**RECORD LIST:**
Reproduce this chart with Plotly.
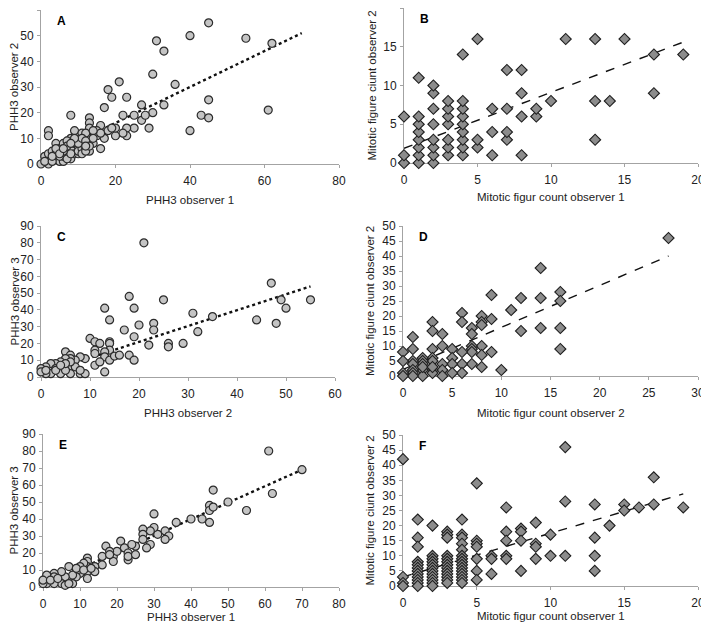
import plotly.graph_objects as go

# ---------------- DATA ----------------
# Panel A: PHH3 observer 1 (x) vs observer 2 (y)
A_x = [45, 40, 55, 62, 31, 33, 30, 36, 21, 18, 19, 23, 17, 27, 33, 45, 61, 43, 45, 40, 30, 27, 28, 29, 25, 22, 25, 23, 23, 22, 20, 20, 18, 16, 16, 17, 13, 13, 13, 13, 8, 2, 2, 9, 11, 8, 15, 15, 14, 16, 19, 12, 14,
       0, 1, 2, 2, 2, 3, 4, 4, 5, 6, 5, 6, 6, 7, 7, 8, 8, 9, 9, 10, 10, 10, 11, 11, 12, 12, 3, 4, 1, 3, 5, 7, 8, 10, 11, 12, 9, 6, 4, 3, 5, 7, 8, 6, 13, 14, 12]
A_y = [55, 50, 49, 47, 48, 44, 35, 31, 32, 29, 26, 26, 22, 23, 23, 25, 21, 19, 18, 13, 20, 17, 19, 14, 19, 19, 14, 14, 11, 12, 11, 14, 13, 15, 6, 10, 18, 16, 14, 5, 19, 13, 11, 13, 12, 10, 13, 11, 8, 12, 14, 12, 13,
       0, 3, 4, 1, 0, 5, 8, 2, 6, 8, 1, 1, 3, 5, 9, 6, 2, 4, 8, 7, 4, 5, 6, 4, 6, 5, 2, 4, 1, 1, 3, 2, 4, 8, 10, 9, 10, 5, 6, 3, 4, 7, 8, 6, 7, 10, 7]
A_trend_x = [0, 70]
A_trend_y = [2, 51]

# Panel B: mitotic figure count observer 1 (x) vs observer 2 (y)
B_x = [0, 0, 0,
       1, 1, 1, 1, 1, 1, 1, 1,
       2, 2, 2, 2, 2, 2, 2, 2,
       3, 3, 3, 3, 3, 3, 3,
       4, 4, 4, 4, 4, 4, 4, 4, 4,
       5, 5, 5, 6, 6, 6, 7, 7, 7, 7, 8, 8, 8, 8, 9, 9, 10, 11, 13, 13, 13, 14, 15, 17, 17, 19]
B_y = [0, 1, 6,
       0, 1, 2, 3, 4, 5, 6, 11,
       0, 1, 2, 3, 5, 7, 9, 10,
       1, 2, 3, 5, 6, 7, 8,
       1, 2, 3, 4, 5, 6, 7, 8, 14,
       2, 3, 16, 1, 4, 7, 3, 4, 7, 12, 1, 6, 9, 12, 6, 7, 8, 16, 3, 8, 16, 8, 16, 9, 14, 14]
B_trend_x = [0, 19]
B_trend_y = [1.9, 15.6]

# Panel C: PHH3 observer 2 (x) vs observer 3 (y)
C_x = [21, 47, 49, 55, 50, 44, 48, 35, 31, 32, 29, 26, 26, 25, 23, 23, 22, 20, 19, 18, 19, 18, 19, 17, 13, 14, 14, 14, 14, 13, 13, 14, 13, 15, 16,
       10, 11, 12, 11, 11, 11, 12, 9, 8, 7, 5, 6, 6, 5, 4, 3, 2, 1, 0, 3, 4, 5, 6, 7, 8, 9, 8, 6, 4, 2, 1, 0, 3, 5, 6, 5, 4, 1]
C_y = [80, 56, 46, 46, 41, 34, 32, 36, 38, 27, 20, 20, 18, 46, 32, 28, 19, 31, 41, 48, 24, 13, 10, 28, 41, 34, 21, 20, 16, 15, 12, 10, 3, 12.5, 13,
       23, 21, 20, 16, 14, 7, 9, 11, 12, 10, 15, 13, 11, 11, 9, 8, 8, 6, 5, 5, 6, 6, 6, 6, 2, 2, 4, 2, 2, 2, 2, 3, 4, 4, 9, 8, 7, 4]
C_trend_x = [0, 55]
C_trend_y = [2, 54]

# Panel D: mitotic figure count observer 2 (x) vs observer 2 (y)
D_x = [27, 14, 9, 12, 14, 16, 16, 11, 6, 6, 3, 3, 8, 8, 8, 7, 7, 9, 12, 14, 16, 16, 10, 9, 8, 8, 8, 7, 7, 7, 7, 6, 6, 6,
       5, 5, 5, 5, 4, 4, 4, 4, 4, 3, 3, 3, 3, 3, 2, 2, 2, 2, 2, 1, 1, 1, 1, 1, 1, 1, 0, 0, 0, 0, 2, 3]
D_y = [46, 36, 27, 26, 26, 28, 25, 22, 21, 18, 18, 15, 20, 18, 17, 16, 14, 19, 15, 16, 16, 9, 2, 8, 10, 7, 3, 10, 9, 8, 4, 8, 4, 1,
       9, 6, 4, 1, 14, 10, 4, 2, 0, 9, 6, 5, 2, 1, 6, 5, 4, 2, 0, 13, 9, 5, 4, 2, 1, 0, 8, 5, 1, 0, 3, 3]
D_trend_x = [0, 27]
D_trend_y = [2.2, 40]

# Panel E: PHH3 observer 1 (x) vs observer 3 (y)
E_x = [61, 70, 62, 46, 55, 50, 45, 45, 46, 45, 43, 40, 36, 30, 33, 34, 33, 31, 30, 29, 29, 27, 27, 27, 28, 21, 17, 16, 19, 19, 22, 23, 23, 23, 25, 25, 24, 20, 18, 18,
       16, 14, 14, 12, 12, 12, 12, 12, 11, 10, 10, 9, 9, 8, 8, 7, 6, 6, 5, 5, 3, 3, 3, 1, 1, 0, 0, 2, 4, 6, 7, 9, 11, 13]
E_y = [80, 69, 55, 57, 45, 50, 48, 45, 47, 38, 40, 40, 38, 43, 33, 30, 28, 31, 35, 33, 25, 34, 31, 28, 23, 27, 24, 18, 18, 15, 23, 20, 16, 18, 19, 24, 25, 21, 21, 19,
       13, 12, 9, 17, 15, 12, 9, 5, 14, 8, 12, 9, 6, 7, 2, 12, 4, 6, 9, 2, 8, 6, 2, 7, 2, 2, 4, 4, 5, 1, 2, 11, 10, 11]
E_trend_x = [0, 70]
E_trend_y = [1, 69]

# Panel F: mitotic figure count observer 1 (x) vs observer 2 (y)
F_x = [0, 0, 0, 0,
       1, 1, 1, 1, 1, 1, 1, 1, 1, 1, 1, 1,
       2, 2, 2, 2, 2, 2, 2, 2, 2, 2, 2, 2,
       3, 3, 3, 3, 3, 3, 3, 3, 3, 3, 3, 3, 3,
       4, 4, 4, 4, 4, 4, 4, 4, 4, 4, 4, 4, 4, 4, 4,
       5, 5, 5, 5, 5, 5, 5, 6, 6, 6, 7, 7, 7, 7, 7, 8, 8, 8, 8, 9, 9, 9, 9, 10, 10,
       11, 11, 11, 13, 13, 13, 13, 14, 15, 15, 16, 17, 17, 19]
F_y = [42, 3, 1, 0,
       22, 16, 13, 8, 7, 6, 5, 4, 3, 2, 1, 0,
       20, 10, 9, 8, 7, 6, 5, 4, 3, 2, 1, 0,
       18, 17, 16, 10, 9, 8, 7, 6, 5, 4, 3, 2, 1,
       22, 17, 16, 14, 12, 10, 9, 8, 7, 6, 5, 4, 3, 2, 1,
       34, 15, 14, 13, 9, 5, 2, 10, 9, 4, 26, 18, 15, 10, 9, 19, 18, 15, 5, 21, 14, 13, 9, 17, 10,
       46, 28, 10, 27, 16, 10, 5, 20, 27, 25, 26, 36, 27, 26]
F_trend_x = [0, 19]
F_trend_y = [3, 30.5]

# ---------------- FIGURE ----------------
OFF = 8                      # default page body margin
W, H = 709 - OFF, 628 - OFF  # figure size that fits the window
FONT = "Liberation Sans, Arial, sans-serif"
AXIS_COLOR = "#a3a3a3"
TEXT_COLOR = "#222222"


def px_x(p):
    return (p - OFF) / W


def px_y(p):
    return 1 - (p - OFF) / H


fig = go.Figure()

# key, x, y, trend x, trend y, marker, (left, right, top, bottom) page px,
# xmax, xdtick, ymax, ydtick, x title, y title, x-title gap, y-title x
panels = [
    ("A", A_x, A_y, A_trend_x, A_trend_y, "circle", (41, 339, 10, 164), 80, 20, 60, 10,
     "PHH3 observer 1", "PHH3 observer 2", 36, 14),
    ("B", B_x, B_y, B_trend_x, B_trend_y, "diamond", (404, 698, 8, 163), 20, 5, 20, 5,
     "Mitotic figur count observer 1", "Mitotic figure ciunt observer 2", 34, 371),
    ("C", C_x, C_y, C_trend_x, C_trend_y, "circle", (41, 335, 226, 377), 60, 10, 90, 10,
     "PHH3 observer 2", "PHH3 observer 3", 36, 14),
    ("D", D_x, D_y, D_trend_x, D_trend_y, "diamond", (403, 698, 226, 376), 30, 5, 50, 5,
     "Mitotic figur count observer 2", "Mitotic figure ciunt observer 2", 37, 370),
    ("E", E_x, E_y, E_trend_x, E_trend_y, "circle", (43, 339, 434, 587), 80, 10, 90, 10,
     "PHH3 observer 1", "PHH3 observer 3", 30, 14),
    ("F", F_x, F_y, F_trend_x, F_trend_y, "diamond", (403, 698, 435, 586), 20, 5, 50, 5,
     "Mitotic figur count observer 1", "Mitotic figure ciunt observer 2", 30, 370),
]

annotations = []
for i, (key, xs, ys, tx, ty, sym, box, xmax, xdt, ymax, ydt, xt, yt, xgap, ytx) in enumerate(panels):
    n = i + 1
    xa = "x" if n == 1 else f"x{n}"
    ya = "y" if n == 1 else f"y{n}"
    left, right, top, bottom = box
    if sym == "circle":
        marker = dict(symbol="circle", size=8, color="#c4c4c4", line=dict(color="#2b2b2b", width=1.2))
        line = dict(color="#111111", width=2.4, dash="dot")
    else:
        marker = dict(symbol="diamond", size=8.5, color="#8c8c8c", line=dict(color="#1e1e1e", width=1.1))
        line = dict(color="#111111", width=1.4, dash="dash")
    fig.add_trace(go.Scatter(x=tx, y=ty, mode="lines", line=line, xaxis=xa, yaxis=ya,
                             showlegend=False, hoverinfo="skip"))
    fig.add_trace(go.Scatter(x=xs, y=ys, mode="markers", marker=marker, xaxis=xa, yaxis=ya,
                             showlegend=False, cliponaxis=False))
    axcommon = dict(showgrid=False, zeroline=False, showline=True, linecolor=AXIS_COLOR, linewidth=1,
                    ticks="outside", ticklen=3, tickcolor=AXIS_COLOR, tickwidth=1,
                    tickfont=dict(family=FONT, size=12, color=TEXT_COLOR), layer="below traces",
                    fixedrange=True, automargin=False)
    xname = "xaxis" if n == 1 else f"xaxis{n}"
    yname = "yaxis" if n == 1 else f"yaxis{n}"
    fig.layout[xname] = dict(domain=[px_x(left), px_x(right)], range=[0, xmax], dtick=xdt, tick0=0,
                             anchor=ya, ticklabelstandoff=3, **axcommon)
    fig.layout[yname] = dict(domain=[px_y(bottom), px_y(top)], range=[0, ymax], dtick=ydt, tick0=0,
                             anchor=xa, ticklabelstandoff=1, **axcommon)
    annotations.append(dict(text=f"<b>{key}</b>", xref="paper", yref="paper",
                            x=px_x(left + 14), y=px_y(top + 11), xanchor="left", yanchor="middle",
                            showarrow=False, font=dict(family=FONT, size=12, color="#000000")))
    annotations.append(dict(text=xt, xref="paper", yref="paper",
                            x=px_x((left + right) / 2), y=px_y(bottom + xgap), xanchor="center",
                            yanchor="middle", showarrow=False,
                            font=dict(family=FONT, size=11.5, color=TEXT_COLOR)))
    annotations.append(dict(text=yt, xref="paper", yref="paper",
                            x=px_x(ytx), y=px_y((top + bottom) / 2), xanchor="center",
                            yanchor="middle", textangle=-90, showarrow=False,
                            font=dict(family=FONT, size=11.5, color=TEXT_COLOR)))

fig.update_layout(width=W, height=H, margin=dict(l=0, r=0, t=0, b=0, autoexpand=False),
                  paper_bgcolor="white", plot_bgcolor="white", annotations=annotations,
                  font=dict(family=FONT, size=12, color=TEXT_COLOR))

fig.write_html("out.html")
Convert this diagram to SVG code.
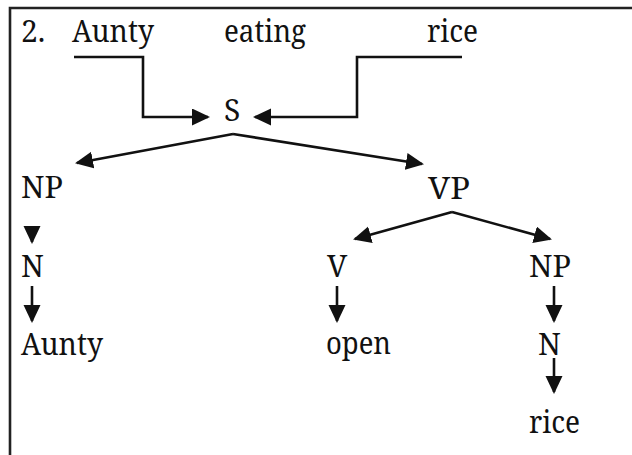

**EXERCISE AIM:** Output the records above as they stand, from the first line to the line with "import plotly.graph_objects as go", inclusive, and exclude the pictures.

**OUTPUT BELOW:**
Reproduce this chart with Plotly.
import plotly.graph_objects as go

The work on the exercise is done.